Solution 1: We first prove that if $|1+iz| = |1-iz|$ , then $z$ must be real. To see this, note that if $z=a+bi$ then $|1+iz| = |1-b+ai| = \sqrt{(1-b)^2 + a^2}$ and $|1-iz| = |1+b-ai| = \sqrt{(1+b)^2 + a^2}$ . Thus, if $|1+iz| = |1-iz|$ then $b = 0$ .

Now assuming $z = a$ is real, the inequality $|z - (13+15i)| < 17$ becomes $\sqrt{ (a-13)^2 + 15^2 } < 17$ . Since $8^2 + 15^2 = 17^2$ , we get that $(a-13)^2 < 8^2$ . Since $a$ is an integer, $a$ must be less than or equal to $20$ .

Therefore, the largest possible value of $a+b$ is $20 + 0 =$ 20.

Solution 2: Divide both sides of $|1+ iz| = |1-iz|$ by $i$ to get $| z-i| = |z+ i |$ . So $z$ must lie on the perpendicular bisector of the line segment between $i$ and $-i$ , which is the real line.

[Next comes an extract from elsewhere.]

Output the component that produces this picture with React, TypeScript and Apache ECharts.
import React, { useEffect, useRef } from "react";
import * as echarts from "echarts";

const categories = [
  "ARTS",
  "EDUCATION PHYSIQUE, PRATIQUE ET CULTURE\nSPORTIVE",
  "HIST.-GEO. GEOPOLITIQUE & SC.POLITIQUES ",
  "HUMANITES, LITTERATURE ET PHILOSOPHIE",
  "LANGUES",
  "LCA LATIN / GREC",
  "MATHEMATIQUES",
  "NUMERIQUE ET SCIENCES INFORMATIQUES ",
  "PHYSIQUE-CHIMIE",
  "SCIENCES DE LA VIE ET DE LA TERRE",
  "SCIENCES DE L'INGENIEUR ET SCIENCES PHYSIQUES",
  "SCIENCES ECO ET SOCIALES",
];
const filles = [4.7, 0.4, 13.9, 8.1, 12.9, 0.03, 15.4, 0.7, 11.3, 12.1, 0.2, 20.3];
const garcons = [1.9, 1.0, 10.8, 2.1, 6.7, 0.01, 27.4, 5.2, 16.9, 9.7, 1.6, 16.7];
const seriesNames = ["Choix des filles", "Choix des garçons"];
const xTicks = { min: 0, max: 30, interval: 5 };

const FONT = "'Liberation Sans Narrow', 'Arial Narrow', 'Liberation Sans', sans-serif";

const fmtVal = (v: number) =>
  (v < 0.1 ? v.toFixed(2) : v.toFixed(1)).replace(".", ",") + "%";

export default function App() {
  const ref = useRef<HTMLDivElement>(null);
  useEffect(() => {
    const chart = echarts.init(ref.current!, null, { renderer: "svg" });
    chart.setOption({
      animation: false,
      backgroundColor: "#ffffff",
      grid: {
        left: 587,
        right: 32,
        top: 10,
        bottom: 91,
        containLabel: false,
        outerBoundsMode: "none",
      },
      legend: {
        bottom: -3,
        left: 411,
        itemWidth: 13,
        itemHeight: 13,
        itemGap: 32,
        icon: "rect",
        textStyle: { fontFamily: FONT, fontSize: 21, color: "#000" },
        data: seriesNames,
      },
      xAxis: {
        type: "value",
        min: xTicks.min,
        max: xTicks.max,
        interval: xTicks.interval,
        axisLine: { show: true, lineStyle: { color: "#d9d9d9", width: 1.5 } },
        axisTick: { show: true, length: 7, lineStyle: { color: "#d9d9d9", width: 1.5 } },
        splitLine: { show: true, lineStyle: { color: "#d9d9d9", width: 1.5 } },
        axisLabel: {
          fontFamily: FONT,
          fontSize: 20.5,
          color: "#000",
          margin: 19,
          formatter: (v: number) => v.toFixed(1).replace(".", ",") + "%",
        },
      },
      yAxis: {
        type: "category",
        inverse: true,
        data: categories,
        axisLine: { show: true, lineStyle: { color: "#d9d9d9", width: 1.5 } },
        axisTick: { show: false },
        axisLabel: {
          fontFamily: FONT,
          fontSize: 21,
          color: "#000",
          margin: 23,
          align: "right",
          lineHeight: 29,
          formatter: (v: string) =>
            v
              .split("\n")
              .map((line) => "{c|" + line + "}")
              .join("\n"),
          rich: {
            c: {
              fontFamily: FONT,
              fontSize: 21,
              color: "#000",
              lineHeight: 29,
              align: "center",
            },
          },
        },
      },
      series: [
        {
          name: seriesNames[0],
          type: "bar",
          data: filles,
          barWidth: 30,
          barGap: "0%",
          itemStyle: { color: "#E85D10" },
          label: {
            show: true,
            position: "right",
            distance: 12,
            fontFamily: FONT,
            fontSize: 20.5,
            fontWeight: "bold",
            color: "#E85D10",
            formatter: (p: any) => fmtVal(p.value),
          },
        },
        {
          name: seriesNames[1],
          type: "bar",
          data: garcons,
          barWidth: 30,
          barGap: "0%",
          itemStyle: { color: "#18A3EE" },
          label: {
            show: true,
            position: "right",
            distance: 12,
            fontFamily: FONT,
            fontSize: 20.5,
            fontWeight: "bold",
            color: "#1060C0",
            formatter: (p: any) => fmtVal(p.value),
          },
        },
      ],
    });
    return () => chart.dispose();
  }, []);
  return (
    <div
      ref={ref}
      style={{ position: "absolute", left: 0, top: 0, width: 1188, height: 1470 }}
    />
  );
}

Hence finding the largest value of $a+b$ is equivalent to finding the largest value of $a$ .

The condition that $|z - (13+15i)| < 17$ means that the point also lies within the circle of radius 17. Since $17^2 - 15^2 = 8^2$ , it follows that the range of $a$ satisfies $13 - 8 < a < 13 + 8$ . Since $a$ is an integer, we have $a = 20$ is the maximum.

Approaching the problem geometrically, and thinking of $iz$ as a vector, the first condition tells us that the endpoint of this vector originating from (1,0) is the same distance from the original as the opposite vector, also originating from (1,0). If $iz$ has an x-component, one of the two vectors would end up closer to the origin, so it must have no x-component. This means that $(a+bi)*i = ai - b$ must have $b = 0$ , meaning $z=a$ is a real integer.

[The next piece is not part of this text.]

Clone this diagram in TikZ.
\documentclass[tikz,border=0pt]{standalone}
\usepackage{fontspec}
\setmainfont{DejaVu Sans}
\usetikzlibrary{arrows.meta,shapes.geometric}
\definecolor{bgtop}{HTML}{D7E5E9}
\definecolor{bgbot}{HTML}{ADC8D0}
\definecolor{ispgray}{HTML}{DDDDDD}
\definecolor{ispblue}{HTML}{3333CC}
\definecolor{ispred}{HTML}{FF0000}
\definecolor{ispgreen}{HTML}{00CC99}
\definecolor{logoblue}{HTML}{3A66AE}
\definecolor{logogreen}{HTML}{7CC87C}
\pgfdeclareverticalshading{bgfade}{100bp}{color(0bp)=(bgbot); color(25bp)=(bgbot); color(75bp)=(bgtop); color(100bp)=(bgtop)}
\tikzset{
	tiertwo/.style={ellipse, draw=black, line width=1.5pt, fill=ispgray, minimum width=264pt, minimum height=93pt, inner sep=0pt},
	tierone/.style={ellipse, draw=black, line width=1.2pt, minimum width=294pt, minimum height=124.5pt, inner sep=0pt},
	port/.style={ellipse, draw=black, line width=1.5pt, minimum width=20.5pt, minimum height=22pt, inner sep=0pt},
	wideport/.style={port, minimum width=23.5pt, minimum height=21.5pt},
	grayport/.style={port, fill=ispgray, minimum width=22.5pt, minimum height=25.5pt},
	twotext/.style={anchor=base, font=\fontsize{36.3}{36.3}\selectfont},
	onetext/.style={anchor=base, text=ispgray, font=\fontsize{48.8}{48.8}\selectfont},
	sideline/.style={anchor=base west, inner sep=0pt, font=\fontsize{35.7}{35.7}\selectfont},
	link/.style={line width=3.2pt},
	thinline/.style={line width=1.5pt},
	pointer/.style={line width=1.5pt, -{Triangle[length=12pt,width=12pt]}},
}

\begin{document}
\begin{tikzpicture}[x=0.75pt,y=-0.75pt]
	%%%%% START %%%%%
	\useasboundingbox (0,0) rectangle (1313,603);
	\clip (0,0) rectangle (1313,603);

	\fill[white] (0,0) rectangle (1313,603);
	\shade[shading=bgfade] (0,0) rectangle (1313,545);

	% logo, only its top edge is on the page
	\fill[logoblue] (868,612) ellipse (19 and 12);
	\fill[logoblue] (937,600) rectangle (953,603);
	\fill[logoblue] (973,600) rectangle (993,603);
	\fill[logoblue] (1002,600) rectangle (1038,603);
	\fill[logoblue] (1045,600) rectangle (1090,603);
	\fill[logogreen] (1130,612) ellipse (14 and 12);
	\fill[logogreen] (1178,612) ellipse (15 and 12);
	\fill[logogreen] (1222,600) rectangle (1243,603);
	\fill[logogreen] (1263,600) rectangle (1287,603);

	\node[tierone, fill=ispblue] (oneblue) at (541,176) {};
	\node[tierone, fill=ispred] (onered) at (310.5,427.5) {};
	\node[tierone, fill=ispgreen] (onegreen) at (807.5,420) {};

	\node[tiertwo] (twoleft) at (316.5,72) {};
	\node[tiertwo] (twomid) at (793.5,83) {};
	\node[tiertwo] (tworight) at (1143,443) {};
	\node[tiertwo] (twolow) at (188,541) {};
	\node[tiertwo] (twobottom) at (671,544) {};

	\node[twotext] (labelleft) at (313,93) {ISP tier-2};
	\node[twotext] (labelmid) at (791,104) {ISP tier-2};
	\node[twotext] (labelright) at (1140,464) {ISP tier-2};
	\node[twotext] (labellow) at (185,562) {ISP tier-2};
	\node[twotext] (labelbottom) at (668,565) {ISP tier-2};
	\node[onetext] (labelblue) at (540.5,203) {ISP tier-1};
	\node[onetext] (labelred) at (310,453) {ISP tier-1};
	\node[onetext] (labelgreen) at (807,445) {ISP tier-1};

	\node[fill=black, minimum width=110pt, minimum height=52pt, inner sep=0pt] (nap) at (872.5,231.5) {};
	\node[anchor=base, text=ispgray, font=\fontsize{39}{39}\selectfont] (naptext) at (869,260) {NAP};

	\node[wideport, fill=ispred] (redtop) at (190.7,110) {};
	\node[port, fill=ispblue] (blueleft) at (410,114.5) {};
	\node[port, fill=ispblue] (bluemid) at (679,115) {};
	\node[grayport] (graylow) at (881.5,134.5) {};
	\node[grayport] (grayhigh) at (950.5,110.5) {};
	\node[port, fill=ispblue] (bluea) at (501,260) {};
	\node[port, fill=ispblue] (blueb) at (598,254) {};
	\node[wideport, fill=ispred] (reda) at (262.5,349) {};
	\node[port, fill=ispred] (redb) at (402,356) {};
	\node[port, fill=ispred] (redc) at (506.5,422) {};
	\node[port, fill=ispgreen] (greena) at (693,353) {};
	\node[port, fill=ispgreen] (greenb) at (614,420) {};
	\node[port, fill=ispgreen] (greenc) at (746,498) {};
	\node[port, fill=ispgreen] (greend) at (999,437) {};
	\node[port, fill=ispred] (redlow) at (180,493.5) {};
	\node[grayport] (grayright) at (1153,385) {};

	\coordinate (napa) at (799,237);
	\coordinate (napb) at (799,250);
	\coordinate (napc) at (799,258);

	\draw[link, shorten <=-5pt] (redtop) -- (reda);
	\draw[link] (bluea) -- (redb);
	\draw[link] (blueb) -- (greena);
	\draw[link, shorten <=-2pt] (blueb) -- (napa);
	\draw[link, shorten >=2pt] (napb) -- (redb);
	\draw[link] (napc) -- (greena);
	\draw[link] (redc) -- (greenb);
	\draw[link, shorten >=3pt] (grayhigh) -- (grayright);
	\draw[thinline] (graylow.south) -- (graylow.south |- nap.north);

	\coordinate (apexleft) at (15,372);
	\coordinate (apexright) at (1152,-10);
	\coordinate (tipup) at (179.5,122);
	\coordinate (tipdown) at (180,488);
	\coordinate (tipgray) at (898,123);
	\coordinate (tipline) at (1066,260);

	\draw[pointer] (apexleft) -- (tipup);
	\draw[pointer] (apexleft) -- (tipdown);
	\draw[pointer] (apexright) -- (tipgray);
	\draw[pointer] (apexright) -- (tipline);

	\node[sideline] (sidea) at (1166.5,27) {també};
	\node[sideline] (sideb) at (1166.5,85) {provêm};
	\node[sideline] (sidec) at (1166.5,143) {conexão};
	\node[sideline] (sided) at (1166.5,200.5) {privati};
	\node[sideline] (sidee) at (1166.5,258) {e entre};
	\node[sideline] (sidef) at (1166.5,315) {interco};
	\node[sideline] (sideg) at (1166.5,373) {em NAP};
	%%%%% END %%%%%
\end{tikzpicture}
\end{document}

From here, we solve the second condition algebraically, replacing $z$ with $a$ : If the magnitude of $a-(13+15i) < 17$ then $(a-13)^2 + 15^2 < 289$ , so $(a-13)^2 < 64$ . Thus, $a-13 < 8$ , or $a-13 < -8$ . The largest $a$ from this is 20, and 20+0 = 20.